There are fires at metal shredding facilities around the country at a rate of at least one a month. Here is another example of the dangers of this industry…
EPA cracks down on Redwood City company polluting San Francisco Bay
By Paul Rogers
A Bay Area metals recycling company that drew widespread attention — and a fine — for a fire that sent a huge plume of black, acrid smoke into the air over Silicon Valley five years ago is facing new pollution charges from the U.S. Environmental Protection Agency.
The EPA said Monday that it has issued a notice of violation to Sims Metal Management, located at the Port of Redwood City, for polluting San Francisco Bay with lead, mercury, PCBs, copper and zinc. Under the Clean Water Act, Sims could face fines up to $37,500 a day unless it cleans up.
At its 13-acre bay front site in Redwood City, Sims shreds roughly 300,000 automobiles a year, along with appliances and other metal products, and loads the materials via huge conveyor belts onto ships bound for China, Korea and other countries, where they are made into new products.
During inspections last March and in August, EPA officials found high levels of toxic pollutants believed to come from the shredded metal products in the soils and sediment where the facility meets Redwood Creek, a wide body of water that flows into San Francisco Bay. Mercury levels were 110 times the federal government’s protective levels; lead was five times over the levels and copper was 86 times. PCBs, or polychlorinated biphenyls, a carcinogenic chemical banned in 1979 and commonly found in older cars and industrial equipment, were found to be at levels 10,000 times the federal government’s acceptable levels for soil.
Federal officials said the pollution at such levels poses a risk to fish, birds and other species in San Francisco Bay.
“The bay has been subjected to a history of pollution, and we are doing our best to clean it up,” said Jared Blumenfeld, the EPA’s regional administrator in San Francisco.
“New discharges are unacceptable. Where there are violations of the Clean Water Act, we take them very seriously.”
The EPA required Sims to develop a plan within 90 days to eliminate the discharges.
Daniel Strechay, a spokesman for Sims, which is based in New York City and bills itself as the largest metal recycling company in the world, said that Sims already is working with EPA to remedy the problem.
“The company anticipates that this matter can be resolved to EPA’s full satisfaction, and it intends to continue cooperating fully with EPA,” Strechay said in a statement. “Sims is committed to protection and promotion of a healthy environment and to worker health and safety at all of its facilities.”
Environmentalists were wary.
“We’re very concerned about industrial pollutants being released into the bay,” said Amy Ricard, a spokeswoman for Save the Bay. “We welcome the EPA and other state and federal agencies cracking down on industrial polluters and keeping this pollution from entering the bay.”

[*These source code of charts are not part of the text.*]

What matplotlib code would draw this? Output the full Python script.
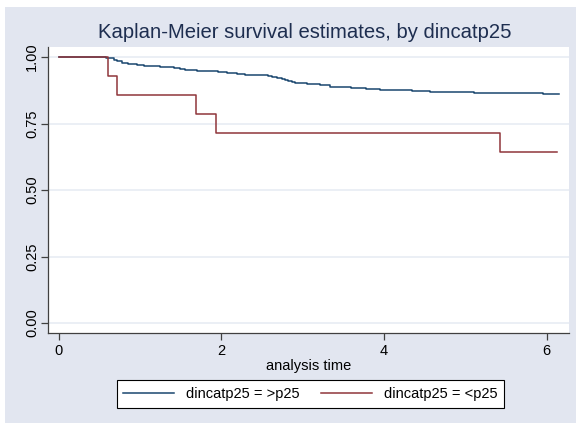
import matplotlib
matplotlib.use("Agg")
from matplotlib import pyplot as plt
from matplotlib.patches import Rectangle

# survival curves, read as step functions (time, S(t))
blue_times = [0, 0.58, 0.63, 0.68, 0.72, 0.78, 0.85, 0.96, 1.05, 1.14, 1.25, 1.33,
              1.42, 1.49, 1.56, 1.62, 1.70, 1.77, 1.88, 1.96, 2.07, 2.19, 2.29, 2.58,
              2.62, 2.68, 2.74, 2.78, 2.82, 2.87, 2.91, 3.05, 3.21, 3.34, 3.44, 3.60,
              3.78, 3.95, 4.15, 4.35, 4.57, 4.85, 5.10, 5.45, 5.63, 5.95]
blue_surv = [1.0, 0.998, 0.995, 0.990, 0.985, 0.978, 0.975, 0.971, 0.968, 0.966, 0.963, 0.962,
             0.959, 0.956, 0.953, 0.950, 0.948, 0.947, 0.946, 0.944, 0.941, 0.935, 0.932, 0.929,
             0.926, 0.922, 0.918, 0.914, 0.910, 0.906, 0.902, 0.898, 0.895, 0.888, 0.886, 0.883,
             0.880, 0.877, 0.875, 0.872, 0.870, 0.868, 0.866, 0.865, 0.864, 0.862]
blue_end = 6.15

red_times = [0, 0.61, 0.72, 1.69, 1.94, 5.43]
red_surv = [1.0, 13/14, 12/14, 11/14, 10/14, 9/14]
red_end = 6.13

labels = ["dincatp25 = >p25", "dincatp25 = <p25"]
xticks = [0, 2, 4, 6]
yticks = [0, 0.25, 0.5, 0.75, 1.0]

navy = "#1a476f"
maroon = "#90353b"
bg = "#e2e6f0"

plt.rcParams["font.family"] = ["Liberation Sans", "DejaVu Sans"]

fig = plt.figure(figsize=(5.76, 4.23), dpi=100)
fig.patch.set_facecolor("white")
fig.patches.append(Rectangle((5/576, 0), 1, 1 - 7/423, transform=fig.transFigure,
                             facecolor=bg, edgecolor="none", zorder=-10))

ax = fig.add_axes([48/576, 1 - 332.7/423, (568.7 - 48)/576, (332.7 - 47)/423])
ax.set_facecolor("white")

ax.step(blue_times + [blue_end], blue_surv + [blue_surv[-1]], where="post",
        color=navy, lw=1.1, label=labels[0], zorder=3)
ax.step(red_times + [red_end], red_surv + [red_surv[-1]], where="post",
        color=maroon, lw=1.1, label=labels[1], zorder=3)

ax.set_xlim(-0.13, 6.27)
ax.set_ylim(-0.036, 1.038)
ax.set_xticks(xticks)
ax.set_xticklabels([str(t) for t in xticks])
ax.set_yticks(yticks)
ax.set_yticklabels(["%.2f" % t for t in yticks], rotation=90, va="center")
for y in yticks:
    ax.axhline(y, color="#e8ecf4", lw=1.2, zorder=1)

for s in ["top", "right"]:
    ax.spines[s].set_visible(False)
for s in ["left", "bottom"]:
    ax.spines[s].set_color("#404040")
    ax.spines[s].set_linewidth(0.9)
ax.tick_params(axis="both", direction="out", length=5, width=0.9, color="#404040",
               labelsize=10.5, labelcolor="black", pad=3)
ax.tick_params(axis="y", pad=1.5)

ax.set_xlabel("analysis time", fontsize=10.5, labelpad=1)
fig.text(305/576, 1 - 33/423, "Kaplan-Meier survival estimates, by dincatp25",
         ha="center", va="center", fontsize=14.6, color="#1e2e50")

leg = fig.legend(loc="center", bbox_to_anchor=((118 + 503) / 2 / 576, 1 - 394/423),
                 ncol=2, fontsize=10.5, frameon=True, fancybox=False,
                 edgecolor="black", facecolor="white", framealpha=1,
                 handlelength=3.5, columnspacing=1.5, handletextpad=0.8,
                 borderpad=0.45)
leg.get_frame().set_linewidth(0.8)

plt.savefig("out.png", dpi=100)
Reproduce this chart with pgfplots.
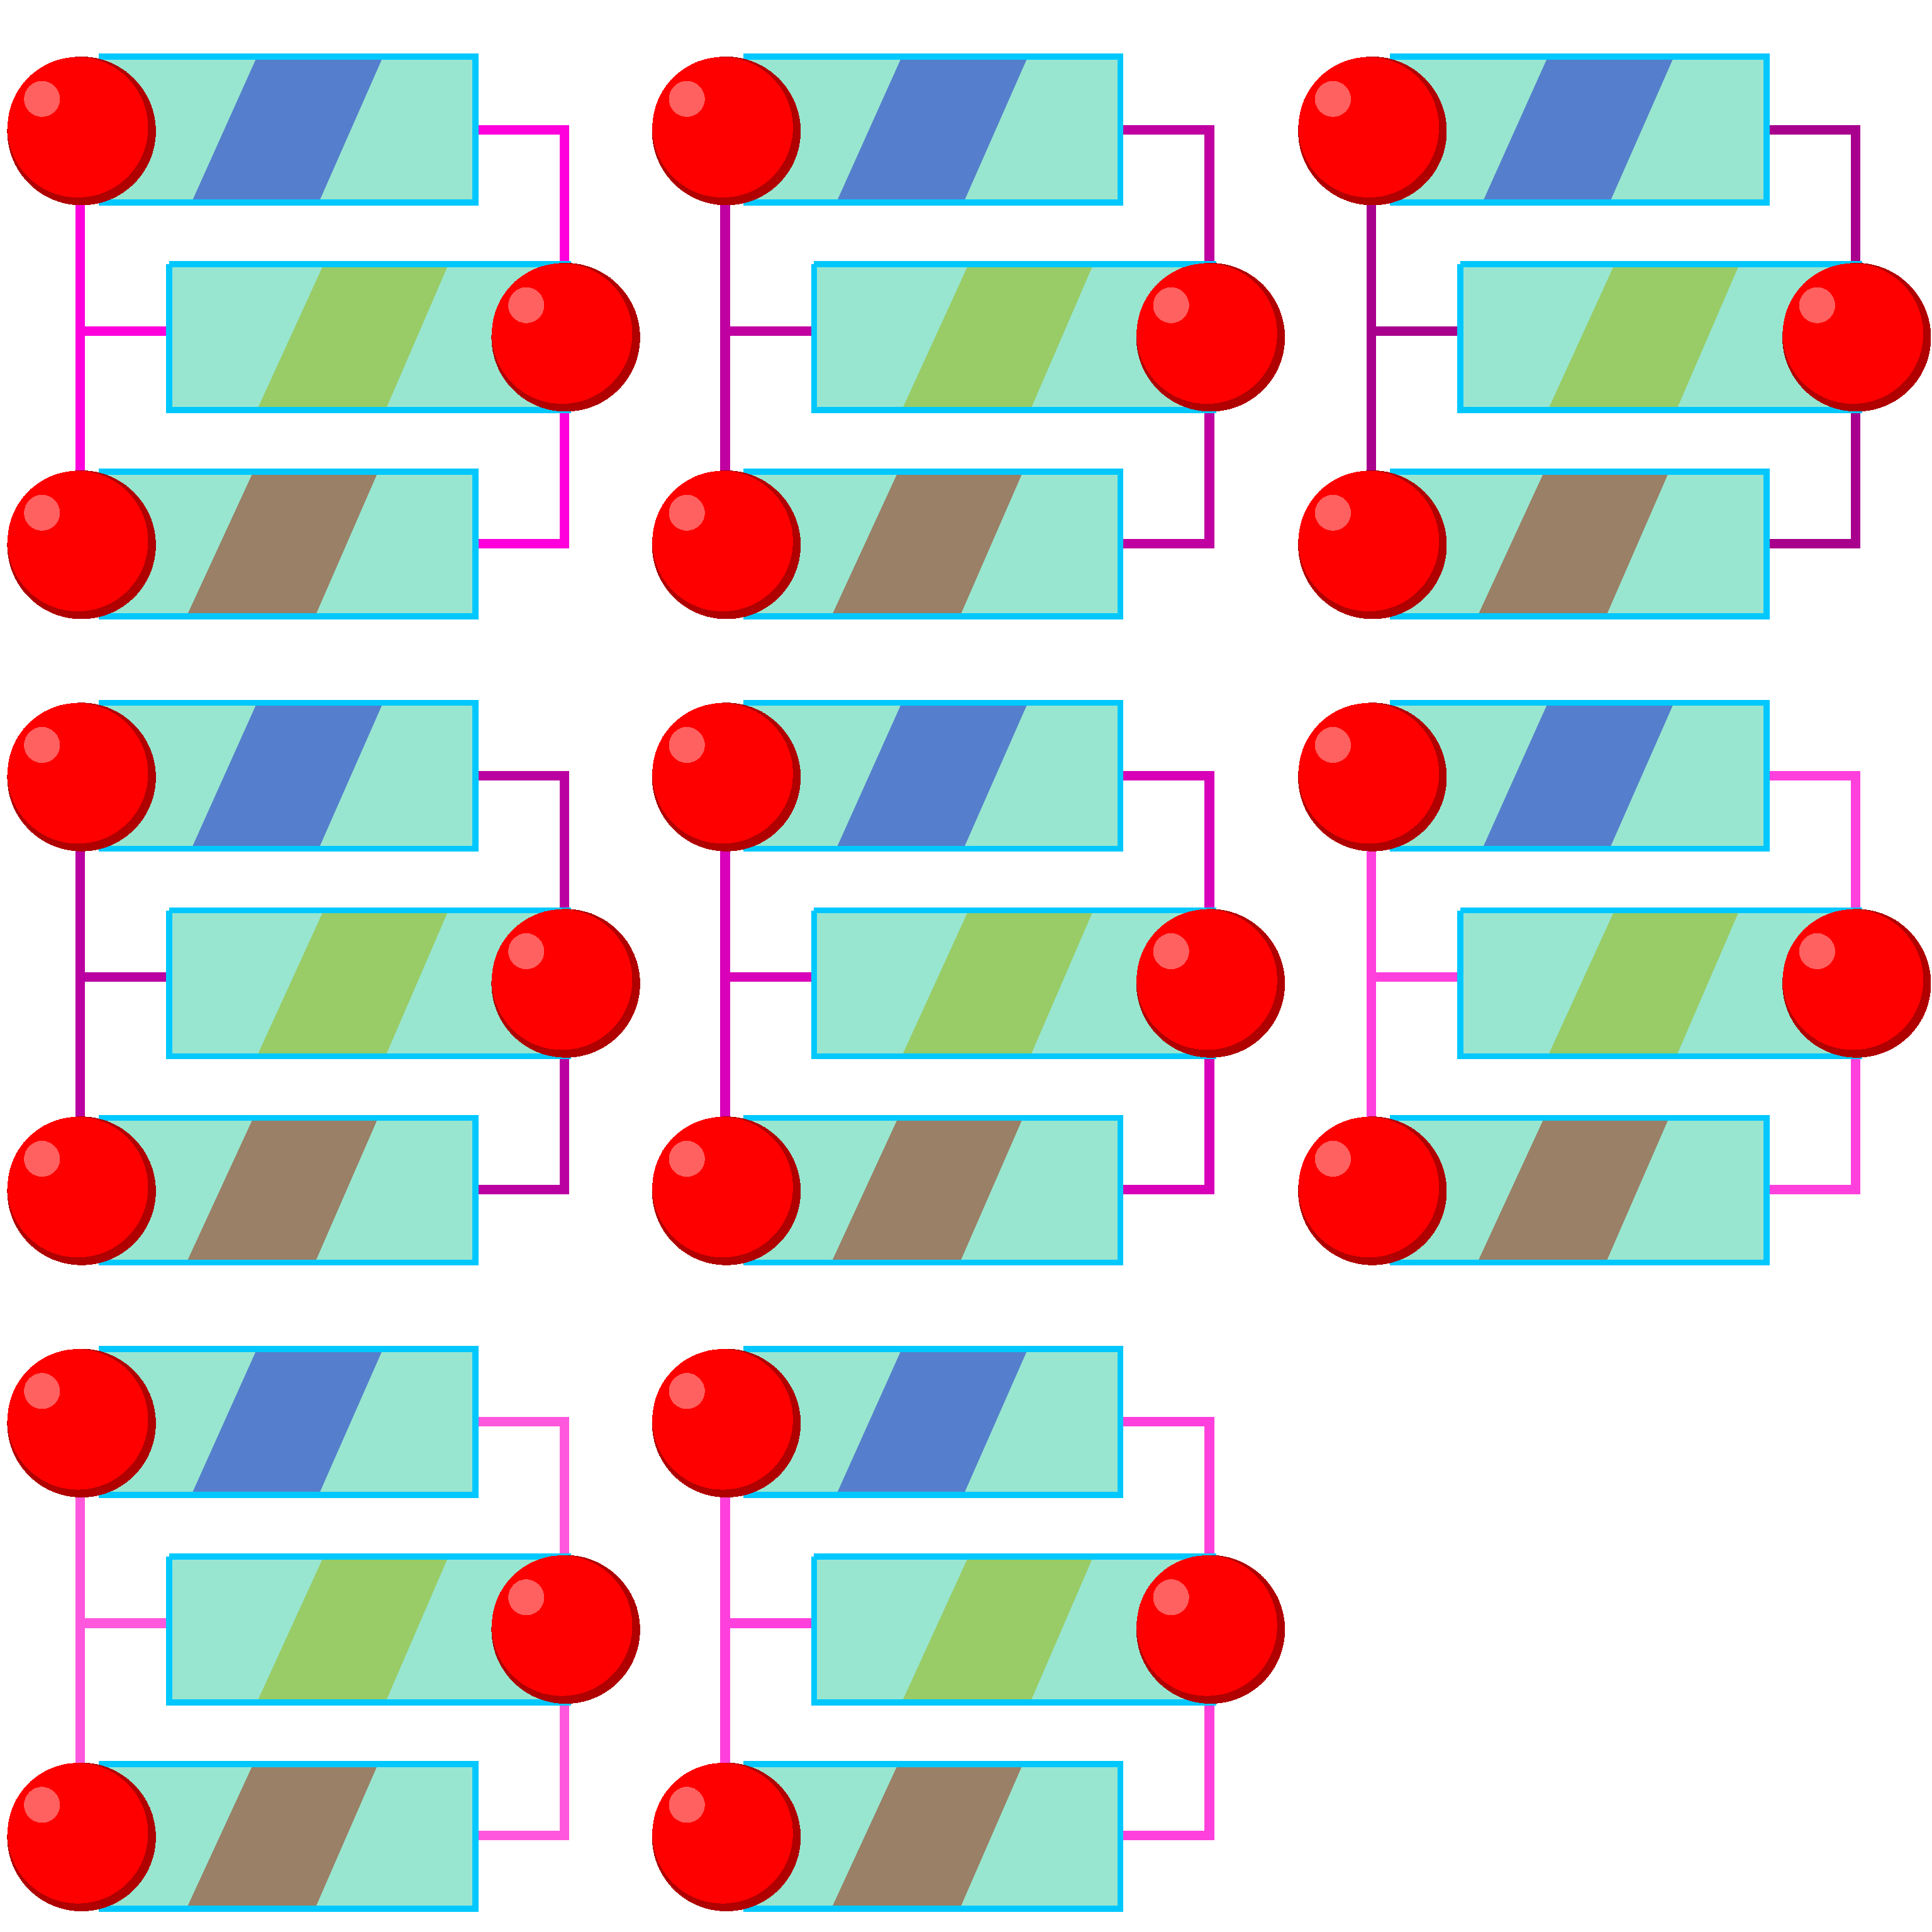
\documentclass[border=0pt]{standalone}
\usepackage{pgfplots}
\pgfplotsset{compat=1.18}
\definecolor{boxf}{HTML}{98E6D0}
\definecolor{boxd}{HTML}{00C8FF}
\definecolor{sb}{HTML}{557FCC}
\definecolor{sg}{HTML}{99CC66}
\definecolor{sr}{HTML}{9A8066}
\definecolor{dk}{HTML}{B00000}
\definecolor{hl}{HTML}{FF6060}
\definecolor{pa}{HTML}{FF00DD}
\definecolor{pb}{HTML}{C000A0}
\definecolor{pc}{HTML}{A8008C}
\definecolor{pd}{HTML}{BA00A0}
\definecolor{pe}{HTML}{D800B8}
\definecolor{pf}{HTML}{FF40DD}
\definecolor{pg}{HTML}{FF58DD}
\newcommand\T[4]{\addplot[#3,table/row sep=\\,table/header=false,table/x expr=\thisrowno{0}+#1,table/y expr=\thisrowno{1}+#2] table {#4};}
\newcommand\tile[3]{%
 \T{#1}{#2}{draw=#3,line width=1.4pt}{65 164\\65 382\\};
 \T{#1}{#2}{draw=#3,line width=1.4pt}{65 268\\137 268\\};
 \T{#1}{#2}{draw=#3,line width=1.4pt}{385 105\\457 105\\457 214\\};
 \T{#1}{#2}{draw=#3,line width=1.4pt}{457 332\\457 440\\385 440\\};
 \T{#1}{#2}{fill=boxf,draw=none}{80 46\\385 46\\385 164\\80 164\\};
 \T{#1}{#2}{fill=sb,draw=none}{208 46\\310 46\\258 164\\155 164\\};
 \T{#1}{#2}{draw=boxd,line width=0.9pt}{80 46\\385 46\\385 164\\80 164\\};
 \T{#1}{#2}{fill=boxf,draw=none}{137 214\\460 214\\460 332\\137 332\\};
 \T{#1}{#2}{fill=sg,draw=none}{262 214\\363 214\\312 332\\208 332\\};
 \T{#1}{#2}{draw=boxd,line width=0.9pt}{137 214\\460 214\\460 332\\137 332\\137 214\\};
 \T{#1}{#2}{fill=boxf,draw=none}{80 382\\385 382\\385 499\\80 499\\};
 \T{#1}{#2}{fill=sr,draw=none}{205 382\\306 382\\255 499\\151 499\\};
 \T{#1}{#2}{draw=boxd,line width=0.9pt}{80 382\\385 382\\385 499\\80 499\\};
 \T{#1}{#2}{dk,only marks,mark=*,mark size=10.9pt,mark options={draw=dk,fill=dk,line width=0pt}}{66 106\\458 273\\66 441\\};
 \T{#1}{#2}{red,only marks,mark=*,mark size=10.3pt,mark options={draw=red,fill=red,line width=0pt}}{63 103\\455 270\\63 438\\};
 \T{#1}{#2}{hl,only marks,mark=*,mark size=2.6pt,mark options={draw=hl,fill=hl,line width=0pt}}{34 80\\426 247\\34 415\\};
}
\begin{document}
\begin{tikzpicture}
\begin{axis}[width=10cm,height=10cm,scale only axis,xmin=0,xmax=1564,ymin=0,ymax=1564,y dir=reverse,axis lines=none,clip=false]
\addplot[draw=none,forget plot] coordinates {(0,0) (1564,1564)};
\tile{0}{0}{pa}
\tile{522}{0}{pb}
\tile{1045}{0}{pc}
\tile{0}{523}{pd}
\tile{522}{523}{pe}
\tile{1045}{523}{pf}
\tile{0}{1046}{pg}
\tile{522}{1046}{pf}
\end{axis}
\end{tikzpicture}
\end{document}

The EPA enforcement is not the first time that Sims has run afoul of pollution laws.
In April 2007, a fire at the same facility in Redwood City sent a huge cloud of inky black smoke over the Peninsula. As complaints poured in about breathing problems and stinging eyes, health officials warned tens of thousands of residents in Redwood City, Palo Alto and other communities to stay indoors while more than 60 firefighters battled the blaze.
The Bay Area Air Quality Management District fined Sims $20,000 in November 2007 in connection with the fire.
The most recent pollution may have come from shredded auto debris falling off a huge conveyor belt that loads such material onto ships, the EPA’s Blumenfeld said.
“We’re not sure how it got there,” he said. “But we know it did get there. In order to comply with the law, they are going to have to make some significant changes to their operations.”
Another federal agency also is warning Sims about the pollution. On Dec. 15, the U.S. Fish and Wildlife Service sent Sims a letter stating that fibrous residue from the auto shredding that “may contain plastics, rubber foam, residual metal pieces,” and other waste is regularly blowing, or being washed, 800 feet across the water from the Sims site and is contaminating Bair Island. Bair is part of the San Francisco Bay National Wildlife Refuge.
The pollution has contaminated a 140-acre property that was being transferred to the wildlife refuge from the nearby Pacific Shores development, slowing the land transaction, said Mendel Stewart, manager of the refuge complex. In an interview, Stewart said employees of Cargill Salt, which owns an adjacent property, complained to his agency that large amounts of fluffy gray material are blowing from the site onto Cargill’s property. The same material is blowing in the water, Stewart said, and onto the wildlife refuge that contains endangered species. He said no dead fish or birds had been observed in the area, but because of the toxic metals involved, he wants the pollution stopped.
The Port of Redwood City, a deepwater channel visited by cargo ships and barges, dates back to the 1850s, when lumber companies shipped redwood logs dragged by teams of oxen from the Peninsula hills and Santa Cruz Mountains out on schooners to San Francisco. In 1936, voters approved a bond to construct modern wharves, docks, deep channels and railway lines. Today, in addition to Sims, the port is home to a number of other bulk commodity companies, including Cemex, a cement producer, Pabco Gypsum, and Hanson Aggregates, formerly Kaiser Cement.